Além disso, a cientista ressalta que sistemas mais ricos em vida têm maior resiliência frente à mudança climática e que até a conservação da água depende de ecossistemas saudáveis. “Isso conecta a proteção da biodiversidade também com a segurança hídrica e a saúde pública”.
A Estratégia traduz essa integração em metas ambiciosas, como zerar a conversão da vegetação nativa até 2030, neutralizar a degradação de terras no mesmo período e criar uma rede de conectividade abrangendo ⅓ do território nacional.
A EPANB também estabelece que, até o fim da década, pelo menos 30% das áreas degradadas ou alteradas de cada bioma sejam restauradas e que 80% da Amazônia e 30% dos demais biomas e zonas costeiro-marinhas tenham conservação e manejo eficazes.
Em Belém (PA), na COP30, o Brasil anunciou que 3,4 milhões de ha – área pouco maior que a da Bélgica – estão em recuperação, em áreas públicas e privadas. Isso é quase ⅓ da meta de 12 milhões de ha restaurados, até o fim da década.
Santos alerta, porém, que sem conectividade não haverá restauração efetiva das paisagens nem adaptação das espécies. “Corredores ecológicos dependem da aplicação da legislação florestal. Isso exige coordenação federativa, incentivos e financiamento”.

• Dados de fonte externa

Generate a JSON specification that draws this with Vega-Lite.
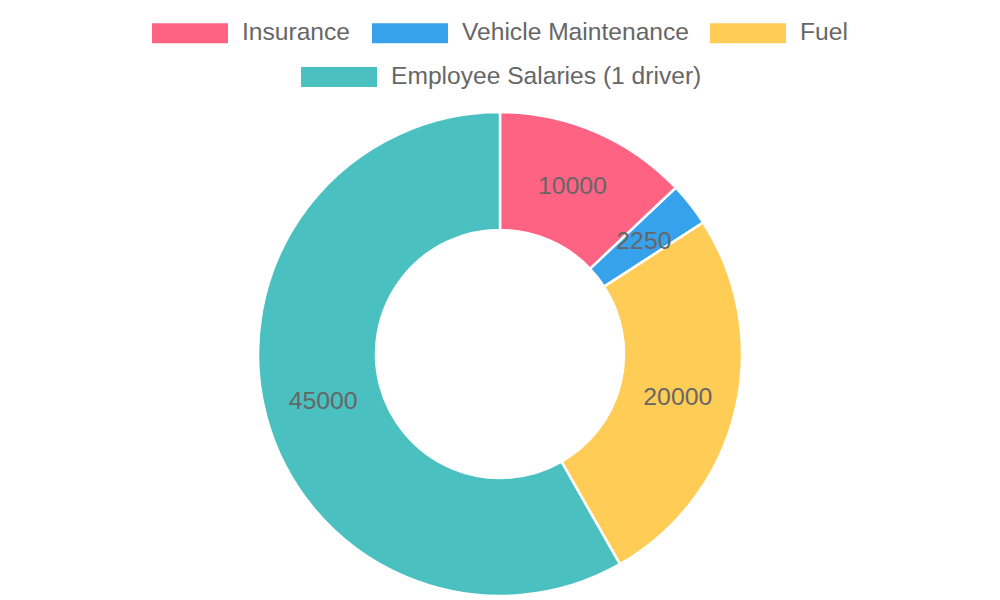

Bustamante acrescenta que é preciso repensar instrumentos como a reserva legal, já que a biodiversidade não pode ficar confinada apenas às áreas protegidas. Ela propõe uma “reserva legal premium”, voltada para conectar áreas naturais e ter valor ecológico real.
Alinhamento com agendas globais
A EPANB dialoga com a Agenda de Ação da COP30, que prevê por exemplo mobilizar US$ 125 bilhões para florestas tropicais e a coalizão Scaling J-REDD+ – com governos, povos indígenas, investidores e ongs – para investir outros bilhões anuais contra o desmate, até 2030.
Mas, em vez de apenas seguir a lógica climática, a Estratégia brasileira busca integrar soluções baseadas na natureza, justiça territorial e resiliência econômica. Isso pode reduzir riscos ambientais, gerar empregos e impulsionar um crescimento econômico sustentável.
Figueiredo aponta que esse alinhamento pode ajudar a financiar as metas brasileiras, inclusive com parte dos recursos viabilizados por mecanismos como o Fundo Florestas Tropicais para Sempre. “Indicadores de biodiversidade podem fortalecer a integridade e a atratividade de projetos em mercados de carbono”, avaliou.
Um dos diferenciais da Estratégia é o Programa Nacional de Refaunação. Para Figueiredo, a restauração ecológica proposta só será bem-sucedida se adotar indicadores de fauna por bioma. “Restaurar não é deixar pasto virar mais pasto, nem plantar eucalipto: é recuperar vegetação nativa”.
Governança e desafios políticos
Enquanto isso, pontos cruciais da EPANB seguem em aberto – como de monitoramento, financiamento e comunicação – e devem ser regrados em até 150 dias. Santos avalia o prazo como um grande teste para reforçar a espinha dorsal de sua implantação.
“Precisamos de indicadores claros e de um portal de transparência para acompanhar avanços e cobrar resultados, com cronogramas e canais de participação social”, detalhou. “Isso será decisivo para dar credibilidade ao processo”.
Porém, a execução e a regulamentação do plano correm num terreno político muito adverso. Figueiredo lembra que o licenciamento ambiental foi recentemente destruído pelo Congresso e que temas como reduzir prejuízos à biodiversidade no campo praticamente não entram na pauta dos parlamentos.
Segundo ela, o conjunto de projetos que também flexibilizam caçadas, fragilizam o Código Florestal, aceleram obras e facilidades para o agronegócio são “aberrações jurídicas”. “Pode ser o melhor planejamento do mundo que este Congresso inviabiliza”, resumiu.
O financiamento também preocupa, ainda mais com regras a serem definidas no ano eleitoral de 2026. “Biodiversidade não elege ninguém – eu falo isso com tristeza – e tudo o que não for eleitoral dificilmente prosperará em termos orçamentários”, ressaltou Figueiredo.
Já Bustamante insistiu na necessidade de “coerência financeira” entre o que o Brasil defende nas COPs e o que pratica em casa. “Não basta aumentar o financiamento para clima e biodiversidade: é preciso retirar o financiamento das atividades predatórias”.
Desta maneira, a EPANB é mais uma oportunidade para o país demonstrar até que ponto está disposto a transformar compromissos internacionais em políticas domésticas. “As convenções são a base, não o teto”, defendeu Bustamante. “Se o Brasil puxou esta agenda, vai ter que provar que pode fazer”.